I’ve been praying about a friend’s unwise choice of solution to a major problem in her life. I can’t fault her for wanting relief. This issue is consuming her, causing her deep distress, and needs to be addressed. She isn’t breaking any laws, she isn’t hurting anyone else… so why do I feel so uneasy about this whole thing?
God showed me clearly this morning what the problem is. I was reading Isaiah 31, which just happened to be my next reading as I go through the Bible. The problem isn’t the avenue she is choosing. The problem is where she’s looking for help. Starting in verse 1,
Woe to those who go down to Egypt for help,
who rely on horses,
who trust in the multitude of their chariots
and in the great strength of their horsemen,
but do not look to the Holy One of Israel,
or seek help from the LORD.
In a sense, my friend has gone down to Egypt for help. She’s relying on horses and chariots, but hasn’t looked toward God. In fact, even though she claims to be a believer, she’s currently flatly rejecting Him.
But the Egyptians are men and not God;
their horses are flesh and not spirit.
When the LORD stretches out his hand,
he who helps will stumble,
he who is helped will fall;
both will perish together.
God clearly lays out the consequences of ignoring Him and going elsewhere for help. It doesn’t work. Success might come initially, but in the long run, we will be worse off. God loves us too much to let us be satisfied with anything or anyone other than Him… because only He can fully satisfy us.
It isn’t that my friend’s solution to her problem is wrong, per se. It’s a popular choice in our culture, one I might have chosen myself. And God might tell her to go ahead and do exactly what she’s already doing. The problem isn’t her decision to act in this way—it’s that she is living her own life on her own terms and isn’t willing to submit to God’s authority and lordship.
Even so, God calls her back, actually promising her eventual relief from the problem that torments her:
Return to him you have so greatly revolted against, O Israelites.
For in that day every one of you will reject the idols of silver and gold your sinful hands have made.
“Assyria will fall by a sword that is not of man; a sword, not of mortals, will devour them.
Verse seven stood out here for me. Any time we look to anyone or anything other than God, that thing becomes an idol to us.

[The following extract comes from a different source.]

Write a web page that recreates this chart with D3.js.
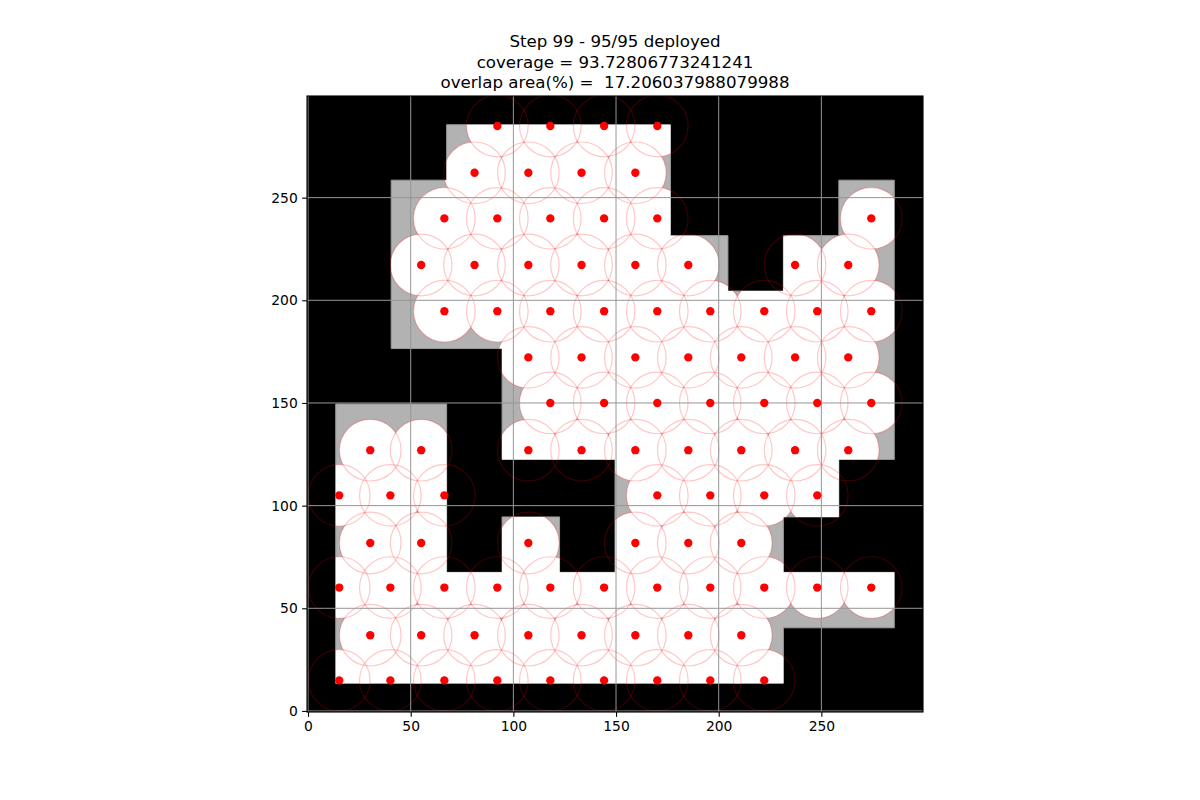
<!DOCTYPE html>
<html><head><meta charset="utf-8">
<script src="https://cdn.jsdelivr.net/npm/d3@7"></script>
<style>
body{margin:0;background:#fff}
svg{display:block}
text{font-family:"DejaVu Sans",sans-serif}
</style>
</head><body>
<svg id="c" width="1200" height="800"></svg>
<script>
const titleLines = ["Step 99 - 95/95 deployed", "coverage = 93.72806773241241", "overlap area(%) =  17.206037988079988"];
const xTicks = [0, 50, 100, 150, 200, 250];
const yTicks = [0, 50, 100, 150, 200, 250];
const mapExtent = [-0.5, 299.5];
const sensingRadius = 15;

// boundary of the free (non-obstacle) area
const freeX = [13.5,13.5,67.5,67.5,94.5,94.5,122.5,122.5,149.5,149.5,94.5,94.5,40.5,40.5,67.5,67.5,176.5,176.5,204.5,204.5,231.5,231.5,258.5,258.5,285.5,285.5,258.5,258.5,231.5,231.5,285.5,285.5,231.5,231.5];
const freeY = [13.5,149.5,149.5,67.5,67.5,94.5,94.5,67.5,67.5,122.5,122.5,176.5,176.5,258.5,258.5,285.5,285.5,231.5,231.5,204.5,204.5,231.5,231.5,258.5,258.5,122.5,122.5,94.5,94.5,67.5,67.5,40.5,40.5,13.5];

// deployed sensors
const sensorX = [
92.2,118.0,144.2,170.1,
81.1,107.3,133.2,159.4,
66.4,92.2,118.0,144.2,170.1,274.3,
55.1,81.1,107.3,133.2,159.4,185.2,237.2,263.1,
66.4,92.2,118.0,144.2,170.1,195.9,222.2,248.0,274.3,
107.3,133.2,159.4,185.2,211.0,237.2,263.1,
118.0,144.2,170.1,195.9,222.2,248.0,274.3,
30.3,55.1,107.3,133.2,159.4,185.2,211.0,237.2,263.1,
15.2,40.1,66.4,170.1,195.9,222.2,248.0,
30.3,55.1,107.3,159.4,185.2,211.0,
15.2,40.1,66.4,92.2,118.0,144.2,170.1,195.9,222.2,248.0,274.3,
30.3,55.1,81.1,107.3,133.2,159.4,185.2,211.0,
15.2,40.1,66.4,92.2,118.0,144.2,170.1,195.9,222.2];
const sensorY = [
284.9,284.9,284.9,284.9,
262.1,262.1,262.1,262.1,
239.9,239.9,239.9,239.9,239.9,239.9,
217.2,217.2,217.2,217.2,217.2,217.2,217.2,217.2,
194.7,194.7,194.7,194.7,194.7,194.7,194.7,194.7,194.7,
172.2,172.2,172.2,172.2,172.2,172.2,172.2,
150.0,150.0,150.0,150.0,150.0,150.0,150.0,
127.0,127.0,127.0,127.0,127.0,127.0,127.0,127.0,127.0,
105.0,105.0,105.0,105.0,105.0,105.0,105.0,
81.8,81.8,81.8,81.8,81.8,81.8,
60.1,60.1,60.1,60.1,60.1,60.1,60.1,60.1,60.1,60.1,60.1,
36.9,36.9,36.9,36.9,36.9,36.9,36.9,36.9,
14.9,14.9,14.9,14.9,14.9,14.9,14.9,14.9,14.9];

const svg = d3.select("#c");
const L = 307, R = 923, T = 96, B = 712;
const x = d3.scaleLinear().domain(mapExtent).range([L, R]);
const y = d3.scaleLinear().domain(mapExtent).range([B, T]);
const rpx = x(sensingRadius) - x(0);

const defs = svg.append("defs");
defs.append("clipPath").attr("id", "axclip").append("rect")
  .attr("x", L).attr("y", T).attr("width", R - L).attr("height", B - T);
const freePts = freeX.map((v, i) => [v, freeY[i]]);
const line = d3.line().x(d => x(d[0])).y(d => y(d[1]));
defs.append("clipPath").attr("id", "freeclip").append("path").attr("d", line(freePts) + "Z");

const plot = svg.append("g").attr("clip-path", "url(#axclip)");
// obstacle background
plot.append("rect").attr("x", x(mapExtent[0])).attr("y", y(mapExtent[1]))
  .attr("width", x(mapExtent[1]) - x(mapExtent[0])).attr("height", y(mapExtent[0]) - y(mapExtent[1]))
  .attr("fill", "#000");
// free area (uncovered)
plot.append("path").attr("d", line(freePts) + "Z").attr("fill", "#b2b2b2")
  .attr("stroke", "#9a9a9a").attr("stroke-width", 1);
// covered area
const sensors = sensorX.map((v, i) => ({x: v, y: sensorY[i]}));
plot.append("g").attr("clip-path", "url(#freeclip)")
  .selectAll("circle").data(sensors).join("circle")
  .attr("cx", d => x(d.x)).attr("cy", d => y(d.y)).attr("r", rpx).attr("fill", "#fff");
// sensing range outlines
plot.append("g").selectAll("circle").data(sensors).join("circle")
  .attr("cx", d => x(d.x)).attr("cy", d => y(d.y)).attr("r", rpx)
  .attr("fill", "none").attr("stroke", "#ff0000").attr("stroke-opacity", 0.22).attr("stroke-width", 1.2);
// grid
const grid = plot.append("g").attr("stroke", "#969696").attr("stroke-width", 1);
xTicks.forEach(t => grid.append("line").attr("x1", x(t)).attr("x2", x(t)).attr("y1", T).attr("y2", B));
yTicks.forEach(t => grid.append("line").attr("y1", y(t)).attr("y2", y(t)).attr("x1", L).attr("x2", R));
// sensors
plot.append("g").selectAll("circle").data(sensors).join("circle")
  .attr("cx", d => x(d.x)).attr("cy", d => y(d.y)).attr("r", 4.17).attr("fill", "#ff0000");

// axes
const xa = svg.append("g").attr("transform", `translate(0,${B})`)
  .call(d3.axisBottom(x).tickValues(xTicks).tickSize(4.86).tickPadding(4.4).tickSizeOuter(0));
const ya = svg.append("g").attr("transform", `translate(${L},0)`)
  .call(d3.axisLeft(y).tickValues(yTicks).tickSize(4.86).tickPadding(4.4).tickSizeOuter(0));
[xa, ya].forEach(a => {
  a.select(".domain").remove();
  a.selectAll("text").attr("font-size", "13.89px").attr("font-family", "DejaVu Sans").attr("fill", "#000");
  a.selectAll("line").attr("stroke", "#000").attr("stroke-width", 1.11);
});
svg.append("rect").attr("x", L).attr("y", T).attr("width", R - L).attr("height", B - T)
  .attr("fill", "none").attr("stroke", "#000").attr("stroke-width", 1.11);

// title
const baselines = [47.3, 67.7, 88.1];
svg.append("g").selectAll("text").data(titleLines).join("text")
  .attr("x", (L + R) / 2).attr("y", (d, i) => baselines[i])
  .attr("text-anchor", "middle").attr("font-size", "16.67px").style("white-space", "pre")
  .attr("fill", "#000").text(d => d);
</script>
</body></html>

I don’t know how my friend’s relief will come. It might take a while or only happen in heaven, or it might arrive instantly. God could work through skilled people, or He could intervene and just solve the problem outright. It really doesn’t matter. The important thing is that we need to look first and only to our Lord to meet our needs. In fact, I believe He puts us in situations such as this so that we are compelled to seek Him. More than anything else, He wants us!